* [Instructions for the task]:
Quote from the first line below through the line that contains "import * as", both included, and leave the pictures out.

* [Dataset content]:
+ + + + +
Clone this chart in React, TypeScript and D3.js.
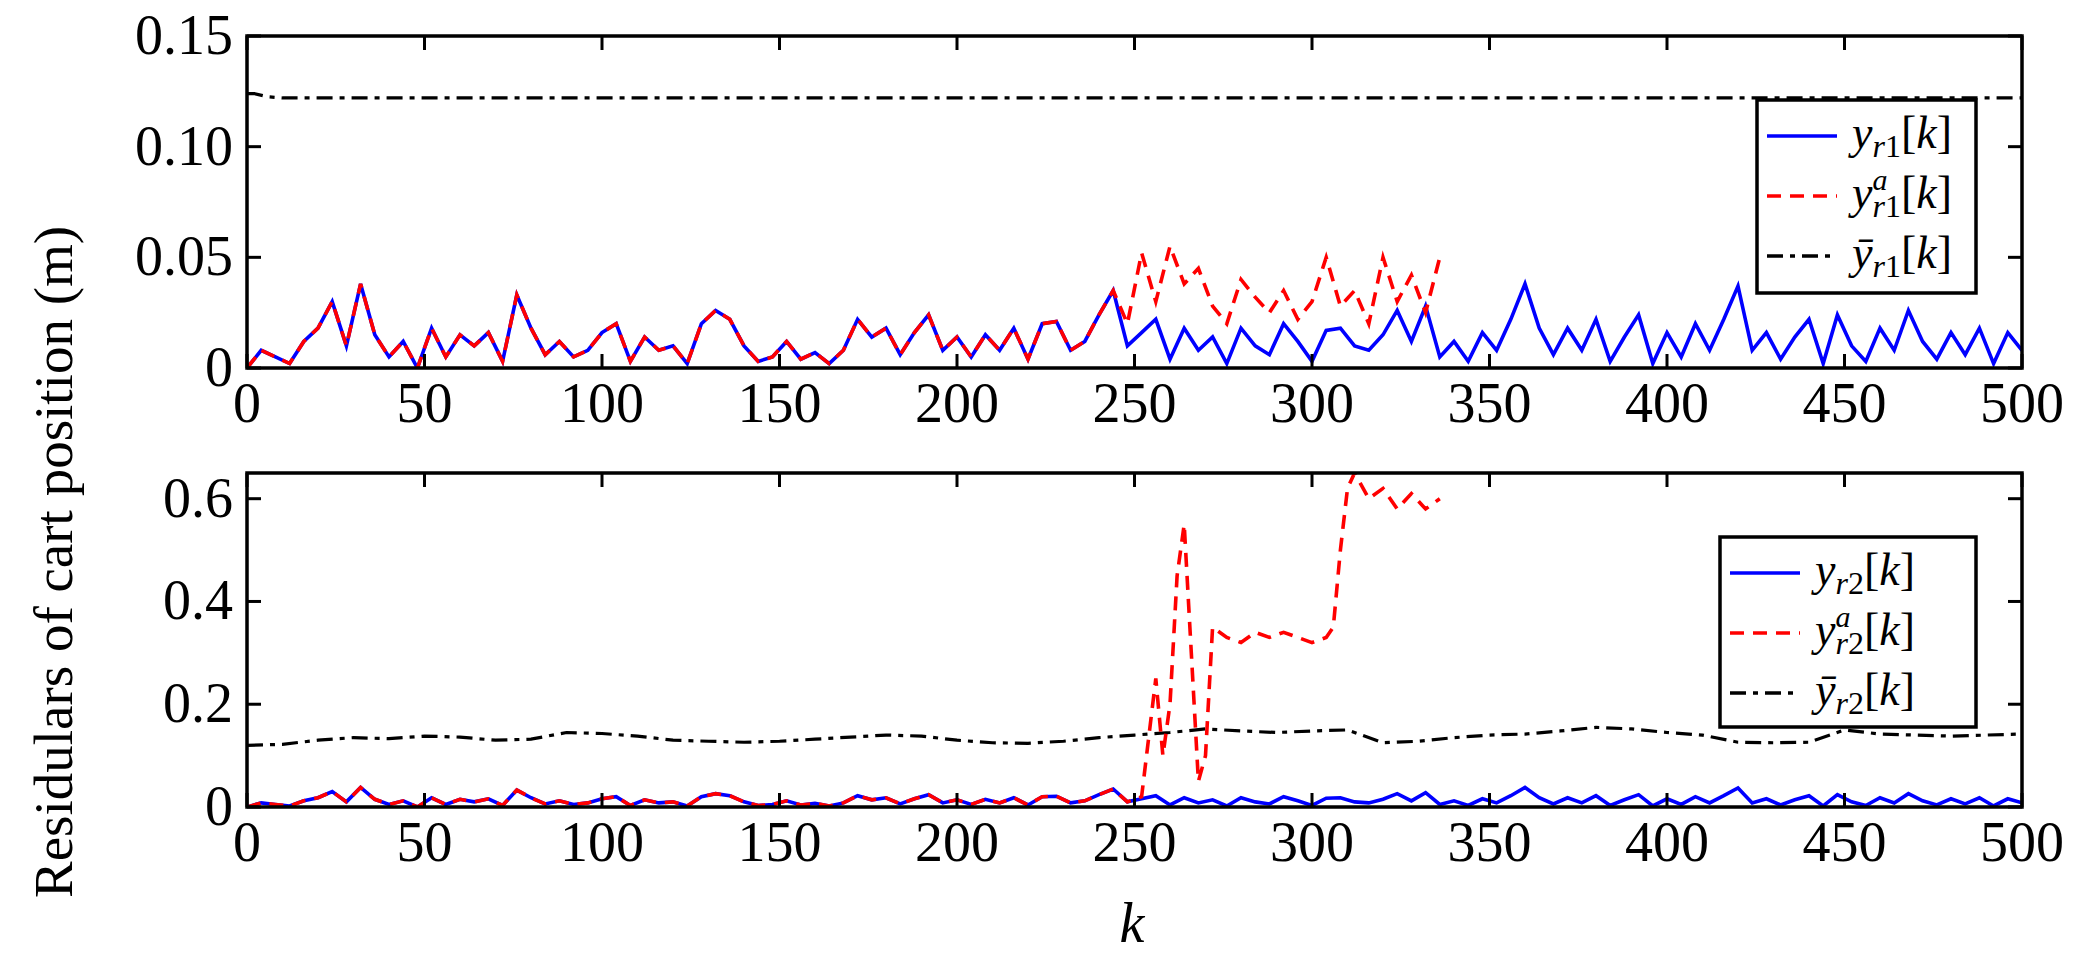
import React from "react";
import * as d3 from "d3";

const kStep = 4;
const blue1 = [0,8,5,2,12,18,30,10,38,15,5,12,0,18,5,15,10,16,3,33,18,6,12,5,8,16,20,3,14,8,10,2,20,26,22,10,3,5,12,4,7,2,8,22,14,18,6,16,24,8,14,5,15,8,18,4,20,21,8,12,24,35,10,16,22,4,18,8,14,2,18,10,6,20,12,3,17,18,10,8,15,26,12,28,5,12,3,16,8,22,38,18,6,18,8,22,3,14,24,2,16,5,20,8,22,37,8,16,4,14,22,2,24,10,3,18,8,26,12,4,16,6,18,2,16,8];
const attackK0 = 248;
const attack1 = [20,52,30,55,38,45,28,20,40,32,25,35,22,30,50,28,35,20,50,30,42,25,50];
const attack2K = [248,252,256,258,260,262,264,266,268,270,272,276,280,284,288,292,296,300,304,306,308,310,312,316,320,324,328,332,336];
const attack2 = [0.01,0.02,0.25,0.1,0.2,0.45,0.55,0.3,0.05,0.1,0.35,0.33,0.32,0.34,0.33,0.34,0.33,0.32,0.33,0.35,0.5,0.62,0.65,0.6,0.62,0.58,0.61,0.58,0.6];
const thr1K = [0,2,6,10,500];
const thr1 = [0.124,0.124,0.1225,0.122,0.122];
const thr2K = [0,10,20,30,40,50,60,70,80,90,100,110,120,130,140,150,160,170,180,190,200,210,220,230,240,250,260,270,280,290,300,310,320,330,340,350,360,370,380,390,400,410,420,430,440,450,460,470,480,490,500];
const thr2 = [0.12,0.122,0.13,0.135,0.133,0.138,0.136,0.13,0.132,0.145,0.143,0.138,0.13,0.128,0.126,0.128,0.132,0.136,0.14,0.138,0.13,0.125,0.124,0.128,0.135,0.14,0.145,0.152,0.148,0.145,0.148,0.15,0.125,0.128,0.135,0.14,0.142,0.148,0.155,0.152,0.145,0.14,0.126,0.125,0.126,0.15,0.142,0.14,0.138,0.14,0.142];
const xTicks = [0,50,100,150,200,250,300,350,400,450,500];
const yTicks1 = [0,0.05,0.1,0.15];
const yTicks2 = [0,0.2,0.4,0.6];

const L = 247, R = 2022;
const font = "'Liberation Serif', 'Times New Roman', serif";

type P = [number, number];

function Panel({ top, bottom, yMax, yTicks, fmt, series, legendBox, sub }: any) {
  const x = d3.scaleLinear().domain([0, 500]).range([L, R]);
  const y = d3.scaleLinear().domain([0, yMax]).range([bottom, top]);
  const line = d3.line<P>().x(d => x(d[0])).y(d => y(Math.min(d[1], yMax)));
  const tl = 14;
  const [bx, by, bw, bh] = legendBox;
  const sb = (
    <><tspan fontSize={32} dy={9}>r</tspan><tspan fontSize={32} fontStyle="normal">{sub}</tspan></>
  );
  const tail = <><tspan dy={-9} fontStyle="normal">[</tspan><tspan>k</tspan><tspan fontStyle="normal">]</tspan></>;
  const names = [
    <>y{sb}{tail}</>,
    <>y<tspan fontSize={30} dy={-18}>a</tspan><tspan fontSize={32} dx={-15} dy={27}>r</tspan><tspan fontSize={32} fontStyle="normal">{sub}</tspan><tspan dy={-9} fontStyle="normal">[</tspan><tspan>k</tspan><tspan fontStyle="normal">]</tspan></>,
    <>y&#772;{sb}{tail}</>,
  ];
  const styles = [
    { stroke: "#0000ff", dash: "none" },
    { stroke: "#ff0000", dash: "14,9" },
    { stroke: "#000", dash: "16,7,5,7" },
  ];
  return (
    <g>
      <clipPath id={"c" + sub}><rect x={L} y={top} width={R - L} height={bottom - top} /></clipPath>
      <g clipPath={`url(#c${sub})`}>
        <path d={line(series[2])!} fill="none" stroke="#000" strokeWidth={3.2} strokeDasharray="16,7,5,7" />
        <path d={line(series[0])!} fill="none" stroke="#0000ff" strokeWidth={3.6} />
        <path d={line(series[1])!} fill="none" stroke="#ff0000" strokeWidth={3.6} strokeDasharray="14,9" />
      </g>
      <rect x={L} y={top} width={R - L} height={bottom - top} fill="none" stroke="#000" strokeWidth={3.5} />
      {xTicks.map(t => (
        <g key={t}>
          <line x1={x(t)} x2={x(t)} y1={bottom} y2={bottom - tl} stroke="#000" strokeWidth={3} />
          <line x1={x(t)} x2={x(t)} y1={top} y2={top + tl} stroke="#000" strokeWidth={3} />
          <text x={x(t)} y={bottom + 54} textAnchor="middle" fontSize={56} fontFamily={font}>{t}</text>
        </g>
      ))}
      {yTicks.map((t: number) => (
        <g key={t}>
          <line x1={L} x2={L + tl} y1={y(t)} y2={y(t)} stroke="#000" strokeWidth={3} />
          <line x1={R} x2={R - tl} y1={y(t)} y2={y(t)} stroke="#000" strokeWidth={3} />
          <text x={L - 14} y={y(t) + 18} textAnchor="end" fontSize={56} fontFamily={font}>{fmt(t)}</text>
        </g>
      ))}
      <rect x={bx} y={by} width={bw} height={bh} fill="#fff" stroke="#000" strokeWidth={3.5} />
      {names.map((n, i) => {
        const yy = by + 36 + i * 60;
        return (
          <g key={i}>
            <line x1={bx + 10} x2={bx + 80} y1={yy} y2={yy} stroke={styles[i].stroke} strokeWidth={3.4} strokeDasharray={styles[i].dash} />
            <text x={bx + 95} y={yy + 12} fontSize={46} fontFamily={font} fontStyle="italic">{n}</text>
          </g>
        );
      })}
    </g>
  );
}

export default function App() {
  const b: P[] = blue1.map((v, i) => [i * kStep, v / 1000]);
  const preN = attackK0 / kStep;
  const red1: P[] = [...b.slice(0, preN), ...attack1.map((v, i) => [attackK0 + i * kStep, v / 1000] as P)];
  const red2: P[] = [...b.slice(0, preN), ...attack2.map((v, i) => [attack2K[i], v] as P)];
  const t1: P[] = thr1.map((v, i) => [thr1K[i], v]);
  const t2: P[] = thr2.map((v, i) => [thr2K[i], v]);
  const fmt1 = (t: number) => (t === 0 ? "0" : t.toFixed(2));
  const fmt2 = (t: number) => (t === 0 ? "0" : t.toFixed(1));
  return (
    <svg width={2079} height={976} style={{ position: "absolute", left: 0, top: 0, background: "#fff" }}>
      <Panel top={36} bottom={368} yMax={0.15} yTicks={yTicks1} fmt={fmt1} series={[b, red1, t1]} legendBox={[1757, 100, 219, 193]} sub="1" />
      <Panel top={473} bottom={807} yMax={0.65} yTicks={yTicks2} fmt={fmt2} series={[b, red2, t2]} legendBox={[1720, 537, 256, 190]} sub="2" />
      <text transform="translate(72,562) rotate(-90)" textAnchor="middle" fontSize={55} fontFamily={font}>Residulars of cart position (m)</text>
      <text x={1132} y={942} textAnchor="middle" fontSize={56} fontFamily={font} fontStyle="italic">k</text>
    </svg>
  );
}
+ + + + +
* [Answer for the task]:
Clone this chart in React, TypeScript and D3.js.
import React from "react";
import * as d3 from "d3";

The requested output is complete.